Free Radio (Black Country & Shropshire)
Free Radio network logo.png
Broadcast area Shropshire, Wolverhampton and Black Country
Slogan All the biggest hits - All day long
Frequency 103.1 & 97.2 MHz
RDS: Free SHR & Free WLV
DAB
Online
First air date 12 April 1976
Format Contemporary
Audience share 5% (August 2011, [2])
ERP 2.00 kW, 2.70 kW
Owner Bauer Media Group
Website planetradio.co.uk/free/

Free Radio Shropshire & Black Country (previously known as Beacon Radio), is an Independent Local Radio station serving Shropshire and the Black Country in the West Midlands region of England. The station, owned and operated by the Bauer Media Group, broadcasts from studios in Oldbury and broadcasts on 103.1 / 97.2 FM and DAB Digital Radio, as well as online at www.freeradio.co.uk, The station is part of the Bauer City 1 network, which broadcasts a mix of chart music from the last 15 years alongside local/national news, travel, sport and weather.

Free Radio brand serves over 800,000 adults across the West Midlands alone, ( 722.000 on FM )

Free Radio has other stations in Birmingham, Coventry, Warwickshire, Herefordshire and Worcestershire and also including a sister station called Free Radio 80s on AM and DAB

Beacon Radio began broadcasting to Wolverhampton and the Black Country from studios at 267 Tettenhall Road in Wolverhampton on mediumwave 303 metres, and 97.2 MHz (from Turner's Hill) at 6 a.m. on 12 April 1976.

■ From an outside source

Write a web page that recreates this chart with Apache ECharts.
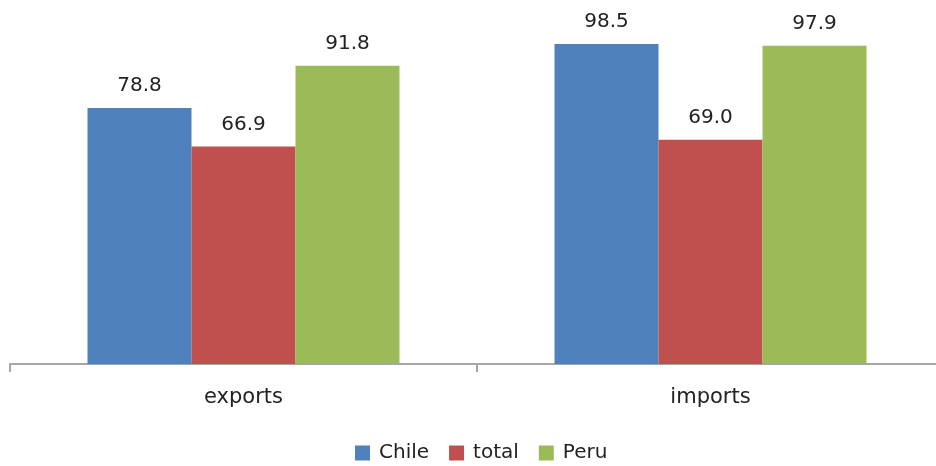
<!DOCTYPE html>
<html><head><meta charset="utf-8">
<script src="https://cdn.jsdelivr.net/npm/echarts@6/dist/echarts.min.js"></script>
<style>html,body{margin:0;padding:0;background:#fff}#c{width:936px;height:466px}</style>
</head><body><div id="c"></div>
<script>
const categories = ['exports', 'imports'];
const seriesNames = ['Chile', 'total', 'Peru'];
const chile = [78.8, 98.5];
const total = [66.9, 69.0];
const peru = [91.8, 97.9];
const colors = ['#4F81BD', '#C0504D', '#9BBB59'];
const values = [chile, total, peru];
const font = 'DejaVu Sans';
const chart = echarts.init(document.getElementById('c'), null, {renderer: 'canvas'});
chart.setOption({
  animation: false,
  textStyle: {fontFamily: font},
  legend: {
    top: 438, left: 350, itemWidth: 15, itemHeight: 15, itemGap: 20,
    icon: 'rect',
    textStyle: {fontSize: 20, color: '#222', fontFamily: font, padding: [0,0,0,4]},
    data: seriesNames
  },
  grid: {left: 10, top: 39, width: 934, height: 325, outerBoundsMode: 'none', containLabel: false},
  xAxis: {
    type: 'category', data: categories,
    axisLine: {lineStyle: {color: '#a6a6a6', width: 2}},
    axisTick: {show: true, length: 8, lineStyle: {color: '#a6a6a6', width: 2}},
    axisLabel: {fontSize: 21, color: '#222', margin: 23, fontFamily: font}
  },
  yAxis: {type: 'value', min: 0, max: 100, show: false, splitLine: {show: false}},
  series: seriesNames.map((n, i) => ({
    name: n, type: 'bar', data: values[i], barWidth: 104, barGap: '0%',
    itemStyle: {color: colors[i]},
    label: {show: true, position: 'top', distance: 12, fontSize: 20, color: '#222', fontFamily: font,
      formatter: p => p.value.toFixed(1)}
  }))
});
</script></body></html>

The first presenter was Mike Baker and the first song to be played was Eric Carmen's "Sunrise". The station originally set out to broadcast Beautiful Music including soul and country rock with a heavy bias towards American chart music with artists like Linda Ronstadt and The Eagles.

The station's original Managing Director was Jay Oliver, an American who, with his Programme Controller Allen McKenzie (a Scot/Canadian), was responsible for the Mid-Atlantic sound that flooded the West Midlands for three years (including a US-style jingle package).

As with other UK commercial stations at the time, the station's commitment to news and speech broadcasting under news editor Mike Stewart in its opening year, particularly in the evenings, was extensive; and its late-evening music programmes appeared to offer the presenters a freedom to enlighten, with a wide choice of recordings, as well as to entertain.